Anyway, let me tell you about my Lenten epiphany. Lent has always been a hard season for me to get my arms around; maybe it has been for you too. As I was contemplating this reality, that’s when it hit me…that’s when I had my Lenten epiphany.
So here goes: The reason this season is such a struggle is because I’m a Methodist. Think about it. We Methodists are by nature a very social, outgoing, relationship oriented people. Granted, that’s a good thing, and I for one wouldn’t have it any other way. But, here’s the thing: Lent is not a social, outgoing season. Rather, Lent is a season of personal reflection and introspection. I can only speak for myself, but for this Methodist, that’s what makes Lent such a challenge.
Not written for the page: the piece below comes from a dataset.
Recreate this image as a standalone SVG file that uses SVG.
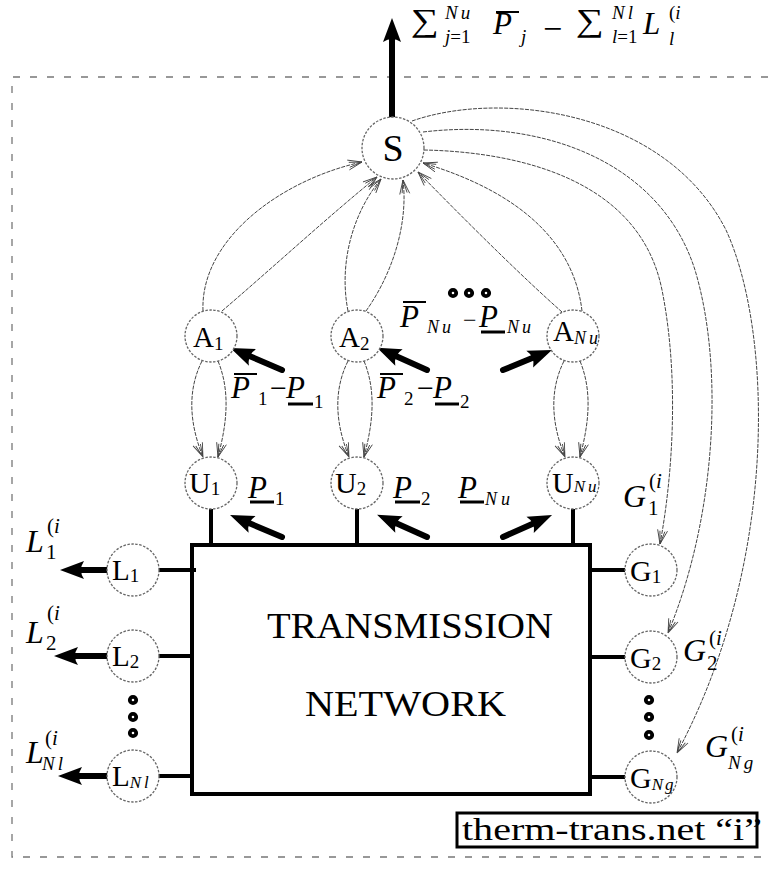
<svg xmlns="http://www.w3.org/2000/svg" width="768" height="869" viewBox="0 0 768 869" font-family="'Liberation Serif', serif">
<defs>
<style>
text{font-family:'Liberation Serif',serif;fill:#000}
.it{font-style:italic}
.nd{fill:#fff;stroke:#666;stroke-width:1.3;stroke-dasharray:2.5 1.5}
.cn{fill:none;stroke:#444;stroke-width:1;stroke-dasharray:4 1.2;marker-end:url(#oa)}
.th{fill:none;stroke:#000;stroke-width:6;stroke-linecap:round;marker-end:url(#ta)}
.bl{fill:none;stroke:#000;stroke-width:4}
.dot{fill:#fff;stroke:#000;stroke-width:3.8}
.ol{stroke:#000;stroke-width:2}
.ul{stroke:#000;stroke-width:3}
.bd{fill:none;stroke:#777;stroke-width:1.3;stroke-dasharray:7 10}
</style>
<marker id="oa" markerUnits="userSpaceOnUse" orient="auto" refX="0" refY="0" overflow="visible">
<path d="M0,0 L-14,-5 M0,0 L-13,-2.5 M0,0 L-14,5 M0,0 L-13,2.5" stroke="#444" stroke-width="0.9" fill="none"/>
</marker>
<marker id="ta" markerUnits="userSpaceOnUse" orient="auto" refX="6" refY="0" overflow="visible">
<path d="M24,0 L0,-9 Q6,0 0,9 Z" fill="#000"/>
</marker>
</defs>
<rect width="768" height="869" fill="#fff"/>
<path class="bd" d="M768,77 H12 V857 H768"/>

<g id="connectors">
<path class="cn" d="M203,311 C200,240 280,180 362,162"/>
<path class="cn" d="M222,311 C270,270 330,215 377,177"/>
<path class="cn" d="M348,311 C338,260 355,210 381,179"/>
<path class="cn" d="M366,311 C395,270 408,220 403,180"/>
<path class="cn" d="M562,312 C520,275 460,215 418,172"/>
<path class="cn" d="M582,311 C575,250 530,195 423,163"/>
<path class="cn" d="M424,150 C520,152 640,180 662,290 C680,380 672,480 660,544"/>
<path class="cn" d="M423,132 C540,118 660,160 695,270 C725,370 715,520 668,633"/>
<path class="cn" d="M412,121 C500,90 665,110 726,230 C772,330 780,560 677,753"/>
<path class="cn" d="M202,361 C185,395 192,430 203,457"/>
<path class="cn" d="M218,361 C232,395 225,430 218,457"/>
<path class="cn" d="M348,361 C331,395 338,430 349,457"/>
<path class="cn" d="M364,361 C378,395 371,430 364,457"/>
<path class="cn" d="M564,361 C547,395 554,430 565,457"/>
<path class="cn" d="M580,361 C594,395 587,430 580,457"/>
<line class="th" x1="392" y1="117" x2="392" y2="36"/>
<line class="th" x1="282" y1="370" x2="247" y2="355"/>
<line class="th" x1="427" y1="370" x2="393.5" y2="355"/>
<line class="th" x1="503" y1="370" x2="535.3" y2="356.8"/>
<line class="th" x1="282" y1="537" x2="246.6" y2="522"/>
<line class="th" x1="427" y1="537" x2="393.5" y2="522"/>
<line class="th" x1="503" y1="537" x2="535.6" y2="522.4"/>
<line class="th" x1="107" y1="570" x2="78" y2="570"/>
<line class="th" x1="107" y1="656" x2="72" y2="656"/>
<line class="th" x1="107" y1="776" x2="76" y2="776"/>
<line class="bl" x1="211" y1="509" x2="211" y2="545"/>
<line class="bl" x1="357" y1="509" x2="357" y2="545"/>
<line class="bl" x1="573" y1="509" x2="573" y2="545"/>
<line class="bl" x1="159" y1="570" x2="196" y2="570"/>
<line class="bl" x1="159" y1="656" x2="192" y2="656"/>
<line class="bl" x1="159" y1="776" x2="192" y2="776"/>
<line class="bl" x1="590" y1="570" x2="625" y2="570"/>
<line class="bl" x1="590" y1="657" x2="625" y2="657"/>
<line class="bl" x1="590" y1="777" x2="625" y2="777"/>
</g>

<g id="network">
<rect class="bl" x="192" y="545" width="398" height="249"/>
<text x="267" y="638" font-size="36" textLength="286" lengthAdjust="spacingAndGlyphs">TRANSMISSION</text>
<text x="305" y="716" font-size="36" textLength="201" lengthAdjust="spacingAndGlyphs">NETWORK</text>
</g>

<g id="S"><circle class="nd" cx="393" cy="148" r="31"/><text x="393" y="161" font-size="38" text-anchor="middle">S</text></g>
<g id="A1"><circle class="nd" cx="211" cy="336" r="26"/><text x="193" y="347" font-size="29">A<tspan font-size="19" dy="3">1</tspan></text></g>
<g id="A2"><circle class="nd" cx="357" cy="336" r="26"/><text x="339" y="347" font-size="29">A<tspan font-size="19" dy="3">2</tspan></text></g>
<g id="ANu"><circle class="nd" cx="573" cy="336" r="26"/><text x="553" y="341" font-size="29">A<tspan class="it" font-size="18" dy="3" letter-spacing="3">Nu</tspan></text></g>
<g id="U1"><circle class="nd" cx="211" cy="483" r="26"/><text x="189" y="493" font-size="30">U<tspan font-size="19" dy="2">1</tspan></text></g>
<g id="U2"><circle class="nd" cx="357" cy="483" r="26"/><text x="335" y="493" font-size="30">U<tspan font-size="19" dy="2">2</tspan></text></g>
<g id="UNu"><circle class="nd" cx="573" cy="483" r="26"/><text x="552" y="493" font-size="30">U<tspan class="it" font-size="17" dy="-1" letter-spacing="3">Nu</tspan></text></g>
<g id="L1"><circle class="nd" cx="133" cy="570" r="26"/><text x="112" y="580" font-size="29">L<tspan font-size="19" dy="2">1</tspan></text></g>
<g id="L2"><circle class="nd" cx="133" cy="656" r="26"/><text x="112" y="666" font-size="29">L<tspan font-size="19" dy="2">2</tspan></text></g>
<g id="LNl"><circle class="nd" cx="133" cy="776" r="26"/><text x="112" y="786" font-size="29">L<tspan class="it" font-size="17" dy="2" letter-spacing="3">Nl</tspan></text></g>
<g id="G1"><circle class="nd" cx="651" cy="570" r="26"/><text x="630" y="581" font-size="30">G<tspan font-size="19" dy="2">1</tspan></text></g>
<g id="G2"><circle class="nd" cx="651" cy="657" r="26"/><text x="630" y="668" font-size="30">G<tspan font-size="19" dy="2">2</tspan></text></g>
<g id="GNg"><circle class="nd" cx="651" cy="777" r="26"/><text x="630" y="788" font-size="30">G<tspan class="it" font-size="17" dy="2" letter-spacing="2">Ng</tspan></text></g>

<g id="dots">
<circle class="dot" cx="453" cy="293" r="3.2"/><circle class="dot" cx="469" cy="293" r="3.2"/><circle class="dot" cx="486" cy="293" r="3.2"/>
<circle class="dot" cx="133" cy="700" r="3.2"/><circle class="dot" cx="133" cy="717" r="3.2"/><circle class="dot" cx="133" cy="733" r="3.2"/>
<circle class="dot" cx="649" cy="700" r="3.2"/><circle class="dot" cx="649" cy="717" r="3.2"/><circle class="dot" cx="649" cy="735" r="3.2"/>
</g>

<g id="formula">
<text x="411" y="31" font-size="32" textLength="28" lengthAdjust="spacingAndGlyphs">∑</text>
<text x="445" y="19" font-size="19" class="it" letter-spacing="3">Nu</text>
<text x="445" y="43" font-size="19"><tspan class="it">j</tspan>=1</text>
<line class="ol" x1="496" y1="12" x2="519" y2="12"/>
<text x="493" y="34" font-size="31" class="it">P</text>
<text x="521" y="43" font-size="19" class="it">j</text>
<text x="543" y="40" font-size="34">−</text>
<text x="576" y="31" font-size="32" textLength="28" lengthAdjust="spacingAndGlyphs">∑</text>
<text x="612" y="19" font-size="19" class="it" letter-spacing="3">Nl</text>
<text x="612" y="43" font-size="19"><tspan class="it">l</tspan>=1</text>
<text x="643" y="34" font-size="31" class="it">L</text>
<text x="669" y="19" font-size="19">(<tspan class="it">i</tspan></text>
<text x="669" y="45" font-size="19" class="it">l</text>
</g>

<g id="labels">
<line class="ol" x1="234" y1="374" x2="257" y2="374"/>
<text x="231" y="398" font-size="31" class="it">P</text>
<text x="258" y="405" font-size="19">1</text>
<text x="270" y="398" font-size="30">−</text>
<text x="286" y="398" font-size="31" class="it">P</text>
<line class="ul" x1="288" y1="404" x2="313" y2="404"/>
<text x="314" y="408" font-size="19">1</text>

<line class="ol" x1="380" y1="374" x2="403" y2="374"/>
<text x="377" y="398" font-size="31" class="it">P</text>
<text x="404" y="405" font-size="19">2</text>
<text x="417" y="398" font-size="30">−</text>
<text x="433" y="398" font-size="31" class="it">P</text>
<line class="ul" x1="435" y1="404" x2="459" y2="404"/>
<text x="460" y="408" font-size="19">2</text>

<line class="ol" x1="403" y1="302" x2="426" y2="302"/>
<text x="400" y="327" font-size="31" class="it">P</text>
<text x="427" y="333" font-size="18" class="it" letter-spacing="3">Nu</text>
<text x="463" y="328" font-size="24">−</text>
<text x="479" y="327" font-size="31" class="it">P</text>
<line class="ul" x1="481" y1="332" x2="505" y2="332"/>
<text x="507" y="333" font-size="18" class="it" letter-spacing="3">Nu</text>

<text x="248" y="498" font-size="31" class="it">P</text>
<line class="ul" x1="250" y1="502" x2="274" y2="502"/>
<text x="275" y="505" font-size="19">1</text>
<text x="393" y="498" font-size="31" class="it">P</text>
<line class="ul" x1="395" y1="502" x2="420" y2="502"/>
<text x="421" y="505" font-size="19">2</text>
<text x="458" y="498" font-size="31" class="it">P</text>
<line class="ul" x1="460" y1="502" x2="484" y2="502"/>
<text x="485" y="505" font-size="18" class="it" letter-spacing="4">Nu</text>

<text x="26" y="552" font-size="32" class="it">L</text>
<text x="46" y="559" font-size="21">1</text>
<text x="47" y="533" font-size="21">(<tspan class="it">i</tspan></text>
<text x="26" y="643" font-size="32" class="it">L</text>
<text x="46" y="650" font-size="21">2</text>
<text x="47" y="620" font-size="21">(<tspan class="it">i</tspan></text>
<text x="26" y="763" font-size="32" class="it">L</text>
<text x="42" y="770" font-size="19" class="it" letter-spacing="3">Nl</text>
<text x="45" y="745" font-size="21">(<tspan class="it">i</tspan></text>

<text x="623" y="507" font-size="32" class="it">G</text>
<text x="648" y="515" font-size="21">1</text>
<text x="649" y="488" font-size="21">(<tspan class="it">i</tspan></text>
<text x="683" y="661" font-size="32" class="it">G</text>
<text x="707" y="670" font-size="21">2</text>
<text x="709" y="645" font-size="21">(<tspan class="it">i</tspan></text>
<text x="705" y="757" font-size="32" class="it">G</text>
<text x="728" y="769" font-size="19" class="it" letter-spacing="3">Ng</text>
<text x="731" y="741" font-size="21">(<tspan class="it">i</tspan></text>
</g>

<g id="caption">
<text x="462" y="840" font-size="32" textLength="300" lengthAdjust="spacingAndGlyphs">therm-trans.net “i”</text>
<rect x="457" y="813" width="300" height="34" fill="none" stroke="#000" stroke-width="3"/>
</g>
</svg>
Like it or not, though, this season that begins in ashes is meant to be a personal journey…a spiritual pilgrimage that leads us to the spiritual renewal of Easter morn. Bottom line: it’s not a social season. Perhaps that’s why for us Methodists Lent feels so awkward…like a 40 day hike with your shoes on the wrong feet.
With that in mind, I found a Bible passage that might help us. It doesn’t make Lent easier (sorry), but may help us put it into perspective. The inspired writer of 2 Chronicles says “. . .if my people who are called by my name humble themselves, and pray and seek my face, and turn from their wicked ways, then I will hear from heaven, and will forgive their sin and heal their land” (7:14). We Methodists, being the outward and social people that we naturally are, might at first glance think this verse is referring to folks who’ve strayed from their faith; an intercessory prayer prayed on behalf of other people. But, in the spirit of Lent, I think this prayer should be turned inward rather than aimed outward. In fact, it’s a penitential prayer for the faith community, for us. It’s not a call for “other people” to repent; it’s a call for us, God’s people, to repent. It’s our land that needs healed. It’s our wicked ways from
which we need to turn. We’re the ones who need to seek God’s face.
Look at it this way: Albert Outler, a renowned Wesleyan scholar, summarized the Methodist perspective by saying that “the essence of our faith is inward and personal, and the evidence of our faith is outward and social.” If that’s true, and I believe it is, perhaps these 40 days of Lent are the prime time, as awkward as it may be for us Methodists, to focus on and renew the “inward and personal.” After all, if the inward and personal aspects of our faith are lacking, it will soon become evident in our outward and social relationships. So, there you have it…my Lenten epiphany.